The same rules apply to all stories, whether 3,000 or 100,000 words in length, the difference being that with a short story greater condensation is necessary. Instead of devoting a chapter to some contrasting episode, you would give a paragraph to it; and instead of having a dozen or so secondary characters, you would be content with only two or three besides the hero and heroine, and this in itself would reduce your number of minor episodes and your descriptive matter.
Whatever the length of your story, it is well to remember that there should be one main idea at the back of all (apart from the wedding); also a framework, to which is added a certain amount of secondary matter that is well-balanced and introduced with a definite object in view; the characters must bear a fixed relation to the whole; and there must be a climax, concealed from the reader, so far as possible, till the last moment, but ever-present in the writer's mind as the goal towards which every incident, indeed every paragraph, in the story trends.
You will find it very useful to study the short stories of Rudyard Kipling, Sir James Barrie, and Mrs. Flora Annie Steel.
The Necessity for Careful Planning
Studying fiction in this way is exceedingly interesting, and wonderfully instructive. Obviously every author has his own individual methods, and no two work in exactly the same way. But if you examine these main features, which are common to most, you begin to realise something of the careful planning and forethought that go to the making of a story that is to grip its readers, and live beyond its first publication flush.
Perhaps you may be inclined to think that the bestowal of such minute care on the details of a book would tend to make it artificial and stilted; there are those who argue that the rough, slap-dash style is the only method by which we can catch the fine frenzy of genius in its unadulterated form! But all Art calls for attention to detail; anything that is to last must be the product of painstaking thought. Life itself is a mass of detail carefully planned by the Master-Mind. If you study your own life, you will be amazed to find, as you look back upon the past, how every happening seems to be part of a wonderful mosaic, that nothing really stands quite alone with no bearing whatever on after events.
That the slap-dash method is much easier than the careful, thoughtful working-out of a story, I admit. But it does not wear—why? because there is really no body in the work; it is all on the surface, and therefore quickly evaporates. That which costs you next to nothing to produce, will result in next to nothing.

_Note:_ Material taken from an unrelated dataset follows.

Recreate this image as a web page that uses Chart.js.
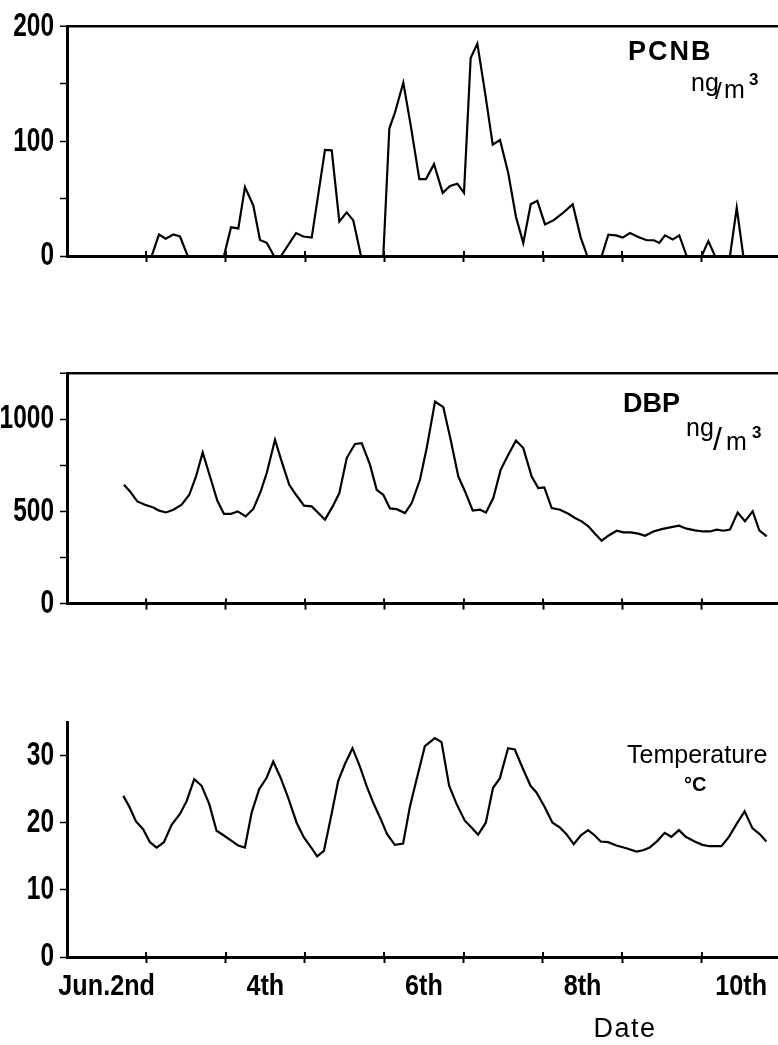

Of course, you can elaborate your work, and add a multitude of details all apparently bearing on the story, till the readers (and also the main features of the story) are lost in a mass of small-talk and unimportant events. But the secret of all good art is to know what to take and what to leave; and the genius of a writer is evidenced in the way he knows just what incidents to put down in order to gain the object he has in view, and what to omit as redundant, or unnecessary to the direct working out of his theme.
The Application
I am not analysing any novel to give you concrete examples of the points I have named. My object in writing these chapters is not so much to set down facts for you to memorise, as to help you to find out things for yourself.